With two friends, the new college graduate somersaulted his way around the country and Mexico as one of the “Three Leonardos,” performing what was then called “rebound tumbling.”
But Nissen wanted a catchier name and coined one after hearing the Spanish word trampolin, for “diving board” or “springboard.”
He trademarked the name “trampoline” but it eventually became the generic term for the apparatus that has proliferated in so many American backyards.
In 1941, he opened Griswold-Nissen Trampoline and Tumbling Co. in Cedar Rapids, Iowa, which manufactured and sold gymnastics equipment.
During World War II, he served in the Navy while trampolines were used to train pilots to learn how to orient themselves in the air.
After the war, Nissen started heavily promoting the trampoline by staging competitions and introducing it around the world.
His favorite publicity shot, taken in 1960 in New York’s Central Park, showed him jumping on a trampoline with a kangaroo that he rented for the occasion.
Another marketing coup took place in the 1970s atop an Egyptian pyramid when he reassembled a trampoline he had sneaked up and took a good bounce, his daughter said.
From 1947 to 1964, trampoline was a gymnastics event sanctioned by the Amateur Athletic Union and the National Collegiate Athletic Assn.

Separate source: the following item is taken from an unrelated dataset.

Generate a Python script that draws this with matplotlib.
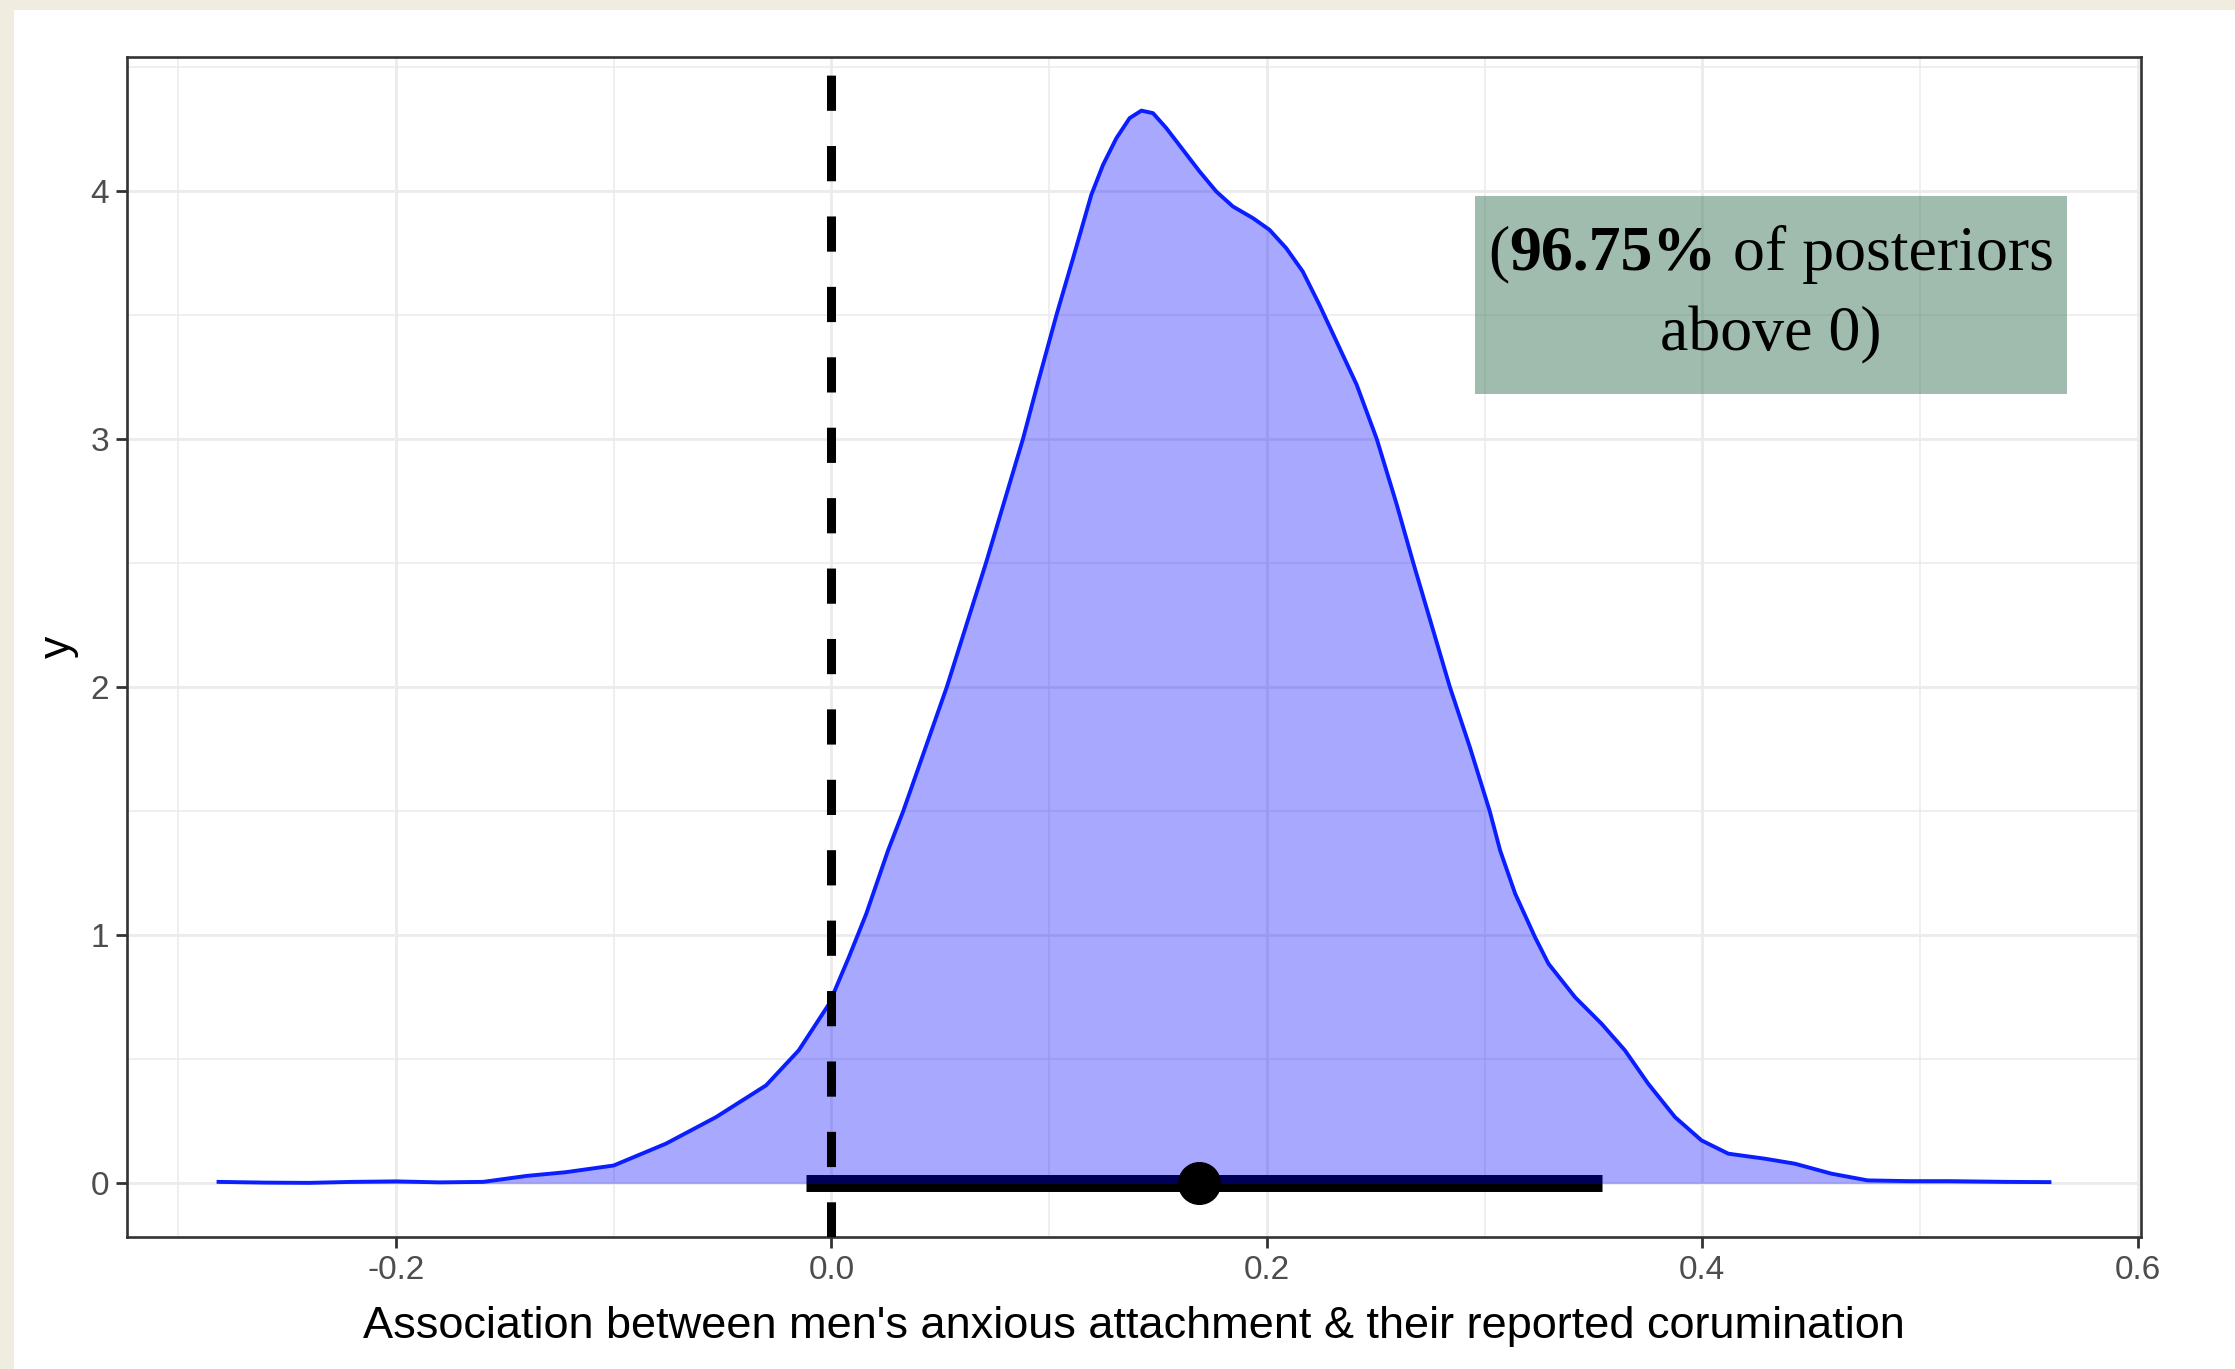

The sport long seen as the poor cousin of gymnastics took longer to crack the Olympics.
“There was a terrible lot of politics,” Nissen told the Des Moines Register in 2001. “I introduced it in 40 different countries over the span of 30 or 40 years after World War II.”
Nissen held more than 40 patents, according to USA Gymnastics. His other inventions included padded bleacher seats that fold up to create walls in a gym, and inflatable seat cushions for hunting and fishing.
After selling his trampoline business, Nissen moved to San Diego about 16 years ago.
An annual international trampoline competition in Switzerland is called the Nissen Cup, and what is now known as the Nissen-Emery Award has been given to the top male senior collegiate gymnast since 1966.
During a 2008 San Diego Union-Tribune interview, the 94-year-old Nissen stood firmly on his head and said: “There are really about three things in life that make you happy. Work and loving and creating.”
But then he added a fourth -- acceptance for a creation. It was a triumphant nod to his bouncing canvas that had risen to Olympic sport.
In addition to his daughter Dagmar, Nissen is survived by his wife, Annie, a former Dutch acrobat; another daughter, Dian; and a grandson.